NumbersUSA has filed the following official comment with the Department of Homeland Security about its proposed new rule that would allow frontline officers -- instead of immigration supervisors and judges -- to serve as the judge and jury for people claiming asylum at the border.
Our view is that the purpose of the rule is to make it faster and easier for anybody claiming asylum to be allowed into the country and given work permits without testing whether they really have a claim for asylum.
The rule would create the worst-case situation for American workers who have to compete with the people allowed across the border. If the frontline officers grant passage, there is no appeal by the public to review the case and protect American workers from fraudulent asylum claims. But if the frontline officers rule against passage, those applicants CAN appeal the decision. The proposed rule is designed to move as many foreign workers as possible into the U.S. labor markets as quickly as possible.
You can read our original analysis of the proposed rule by clicking here.
NumbersUSA's Official Comment on DHS Asylum Rule
The Department of Justice (DOJ) and Department of Homeland Security (DHS) have released a rule designed to remove safety and integrity measures within the asylum and other immigration benefit programs in support of expediency with no consideration or concern for public health and safety.
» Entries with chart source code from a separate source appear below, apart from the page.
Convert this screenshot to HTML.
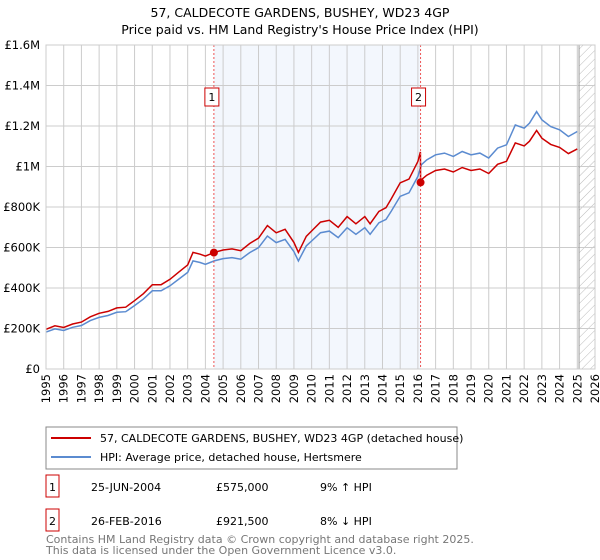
<!DOCTYPE html>
<html><head><meta charset="utf-8"><style>
body{margin:0;background:#fff;font-family:"Liberation Sans","DejaVu Sans",sans-serif;}
#wrap{position:relative;width:600px;height:560px;overflow:hidden;}
svg text{font-family:"DejaVu Sans","Liberation Sans",sans-serif;}
</style></head><body>
<div id="wrap">
<svg id="chart" width="600" height="560">
<defs><pattern id="hatch" width="6" height="6" patternUnits="userSpaceOnUse" patternTransform="rotate(45)"><line x1="0" y1="0" x2="0" y2="6" stroke="#bbb" stroke-width="1"/></pattern></defs>
<text x="300" y="17" text-anchor="middle" font-size="12.5" fill="#000">57, CALDECOTE GARDENS, BUSHEY, WD23 4GP</text>
<text x="300" y="34" text-anchor="middle" font-size="12.5" fill="#000">Price paid vs. HM Land Registry's House Price Index (HPI)</text>
<g id="plot"></g>
</svg>
</div>
<script>
const hpiYears=[1995,1995.5,1996,1996.5,1997,1997.5,1998,1998.5,1999,1999.5,2000,2000.5,2001,2001.5,2002,2002.5,2003,2003.3,2003.7,2004,2004.5,2005,2005.5,2006,2006.5,2007,2007.5,2008,2008.5,2009,2009.25,2009.7,2010,2010.5,2011,2011.5,2012,2012.5,2013,2013.3,2013.8,2014.2,2014.5,2015,2015.5,2016,2016.2,2016.5,2017,2017.5,2018,2018.5,2019,2019.5,2020,2020.5,2021,2021.5,2022,2022.3,2022.7,2023,2023.5,2024,2024.5,2025];
const hpiValues=[182,198,190,206,215,239,255,264,280,283,313,345,386,386,411,444,477,534,526,517,534,545,550,542,575,599,657,624,640,580,534,608,632,673,681,649,698,665,698,665,722,739,780,853,870,951,1009,1033,1058,1066,1050,1074,1058,1066,1042,1091,1107,1205,1189,1214,1271,1230,1197,1181,1148,1173];
const saleDates=[2004.48,2016.15];
const salePrices=[575,921.5];
const saleLabels=["1","2"];
const yTicks=[0,200,400,600,800,1000,1200,1400,1600];
const yTickLabels=["£0","£200K","£400K","£600K","£800K","£1M","£1.2M","£1.4M","£1.6M"];
const xStart=1995,xEnd=2026;

const L=46,R=595,T=45,B=369;
const xs=y=>L+(y-xStart)/(xEnd-xStart)*(R-L);
const ys=v=>B-v/1600*(B-T);
const g=document.getElementById('plot');
const NS='http://www.w3.org/2000/svg';
function mk(t,a){const e=document.createElementNS(NS,t);for(const k in a)e.setAttribute(k,a[k]);g.appendChild(e);return e;}
function hpiAt(t){for(let i=0;i<hpiYears.length-1;i++){if(t<=hpiYears[i+1]){const f=(t-hpiYears[i])/(hpiYears[i+1]-hpiYears[i]);return hpiValues[i]+f*(hpiValues[i+1]-hpiValues[i]);}}return hpiValues[hpiValues.length-1];}

let e=mk('rect',{x:xs(saleDates[0]),y:T,width:xs(saleDates[1])-xs(saleDates[0]),height:B-T,fill:'#eef3fc',opacity:0.7});


e=mk('rect',{x:xs(2025.1),y:T,width:R-xs(2025.1),height:B-T,fill:'url(#hatch)'});


for(let y=xStart;y<=xEnd;y++){
  e=mk('line',{x1:xs(y),x2:xs(y),y1:T,y2:B,stroke:'#ccc','stroke-width':1});
  
  
  e=mk('text',{x:0,y:0,'font-size':11.5,fill:'#000','text-anchor':'end',transform:`translate(${xs(y)+4},${B+5}) rotate(-90)`});
  e.textContent=y;
  
  
}
yTicks.forEach((v,i)=>{
  e=mk('line',{x1:L,x2:R,y1:ys(v),y2:ys(v),stroke:'#ccc','stroke-width':1});
  
  
  e=mk('text',{x:40,y:ys(v)+4,'font-size':11.5,fill:'#000','text-anchor':'end'});
  e.textContent=yTickLabels[i];
  
  
});
e=mk('line',{x1:xs(2025.1),x2:xs(2025.1),y1:T,y2:B,stroke:'#999','stroke-width':1});


let d=hpiYears.map((t,i)=>(i?'L':'M')+xs(t).toFixed(1)+','+ys(hpiValues[i]).toFixed(1)).join('');
e=mk('path',{d:d,fill:'none',stroke:'#5b8bd0','stroke-width':1.5});


const r1=salePrices[0]/hpiAt(saleDates[0]),r2=salePrices[1]/hpiAt(saleDates[1]);
let pts=[];
hpiYears.forEach((t,i)=>{if(t<saleDates[1])pts.push([t,hpiValues[i]*r1]);});
pts.push([saleDates[1]-0.01,hpiAt(saleDates[1])*r1]);
pts.push([saleDates[1],salePrices[1]]);
hpiYears.forEach((t,i)=>{if(t>saleDates[1])pts.push([t,hpiValues[i]*r2]);});
d=pts.map((p,i)=>(i?'L':'M')+xs(p[0]).toFixed(1)+','+ys(p[1]).toFixed(1)).join('');
e=mk('path',{d:d,fill:'none',stroke:'#cc0000','stroke-width':1.5});


saleDates.forEach((t,i)=>{
  e=mk('line',{x1:xs(t),x2:xs(t),y1:T,y2:B,stroke:'#e55','stroke-width':1,'stroke-dasharray':'2,2'});
  
  
  e=mk('circle',{cx:xs(t),cy:ys(salePrices[i]),r:4,fill:'#cc0000'});
  
  
  e=mk('rect',{x:xs(t)-9,y:88,width:14,height:18,fill:'#fff',stroke:'#cc0000','stroke-width':1});
  
  
  e=mk('text',{x:xs(t)-2,y:101,'font-size':11,'text-anchor':'middle',fill:'#000'});
  e.textContent=saleLabels[i];
  
  
});
e=mk('rect',{x:L,y:T,width:R-L,height:B-T,fill:'none',stroke:'#ccc'});


e=mk('rect',{x:46,y:427,width:411,height:42,fill:'#fff',stroke:'#888'});


[['#cc0000','57, CALDECOTE GARDENS, BUSHEY, WD23 4GP (detached house)',438],['#5b8bd0','HPI: Average price, detached house, Hertsmere',457]].forEach(l=>{
  e=mk('line',{x1:51,x2:91,y1:l[2],y2:l[2],stroke:l[0],'stroke-width':2});
  
  
  e=mk('text',{x:100,y:l[2]+4,'font-size':11,fill:'#000'});
  e.textContent=l[1];
  
  
});
[['1','25-JUN-2004','£575,000','9% ↑ HPI',494],['2','26-FEB-2016','£921,500','8% ↓ HPI',528]].forEach(r=>{
  e=mk('rect',{x:46,y:r[4]-19,width:13,height:22,fill:'#fff',stroke:'#cc0000'});
  
  
  [[52.5,r[0],'middle'],[91,r[1],'start'],[216,r[2],'start'],[320,r[3],'start']].forEach(c=>{
    e=mk('text',{x:c[0],y:r[4]-3,'font-size':11,fill:'#000','text-anchor':c[2]});
    e.textContent=c[1];
    
    
  });
});
[['Contains HM Land Registry data © Crown copyright and database right 2025.',546],['This data is licensed under the Open Government Licence v3.0.',557]].forEach(f=>{
  e=mk('text',{x:46,y:f[1]-3,'font-size':11,fill:'#777'});
  e.textContent=f[0];
  
  
});
</script>
</body></html>
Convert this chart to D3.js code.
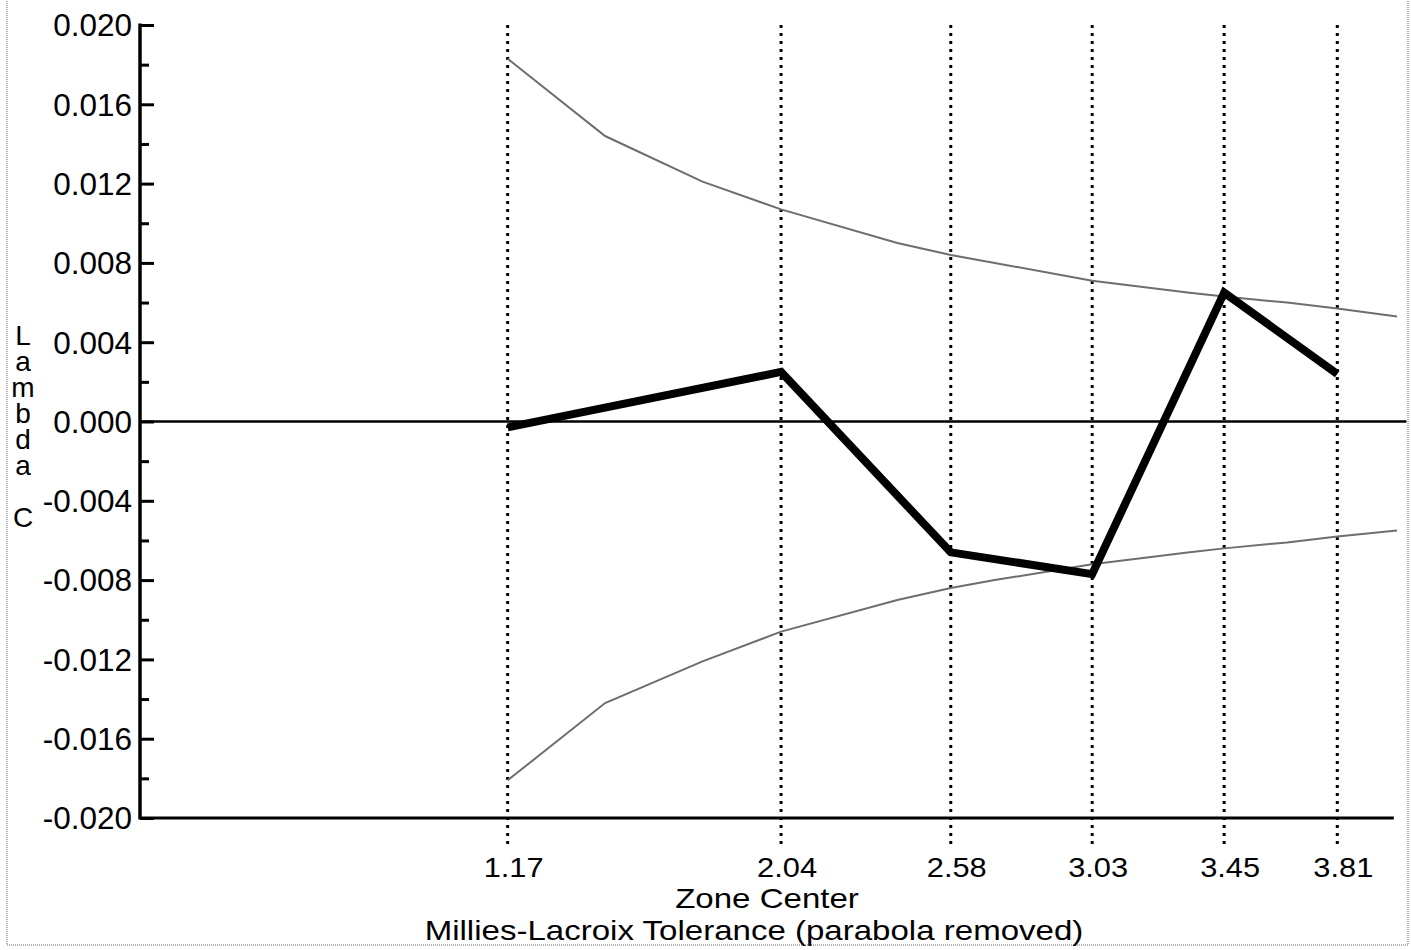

While it is a positive development that the government acknowledges explicitly within this rule that they are overwhelmed by the border crisis they have created, their proposed solution is dangerous to Americans and counterproductive even to their stated goal of expediting the process. Delegating asylum decisions to low level staff with minimal legal training cuts out the adversarial process, enhanced vetting, and judicial review.
First, making it faster and easier to obtain immigration benefits in the United States will encourage more migration to our border, not less. They are coming because they want to stay and this regulation makes the prospect of staying upon arrival more likely. Asylum officers are already misapplying the credible fear standard, leading to immigration judges denying 71.6% of referred asylum cases in the most recent fiscal year. Giving asylum officers the power to approve an asylum application would not only result in a significant increase in cases of asylum being granted where it isn’t warranted, it would make asylum officers some of the most powerful and unchecked government employees in the immigration system. This would further tempt economic migrants to risk a dangerous journey with the hope of exploiting a poorly conceived process in order to live and work in the U.S. without following the normal immigration process. Rather than relying on the tried and true methods of expedited removal to ease the burden on the border, both operationally and by deterring future migration, this rule establishes expedited approval of asylum claims which increases the overall operational burden on DHS and encourages more migration.
Second, this regulation delegates approvals of asylum and other benefits to low level staff, but any aliens denied asylum by staff are still allowed to appeal to an immigration judge. Since most claims for asylum are ultimately denied, that means this regulation will not achieve its stated goal of reducing the burden on courts and quickening decisions for applicants, unless asylum officers are abusing their authority and granting meritless cases. Otherwise, only those approved will have an expedited decision. The rest will still flood the courts which already have a 610,000 backlog (and counting) of asylum claims. Unless the Biden Administration intends or expects asylum officers to begin unlawfully rubber-stamping approvals, then this regulation just adds more bureaucratic steps to an already overwhelmed agency while encouraging more migrants to come and escalate the border crisis.
Finally, this practice doubles-down on the illegal behavior of ignoring the statutory requirement that individuals be detained pending their proceedings. Catch and release has already been a major driver of illegal immigration. The rule calls for taking it a step further and granting parole when “detention is unavailable or impracticable,” which is already the inevitable consequence of this rule. DHS has acknowledged for months that it is overwhelmed. Handing out immigration benefits in a more simple, expedited manner will only exacerbate the border crisis. Granting parole in this case is in direct violation of the law, which allows for parole only for “urgent humanitarian reasons” or “significant public benefit” neither of which include easing the operational burden of DHS in detaining aliens as required by law.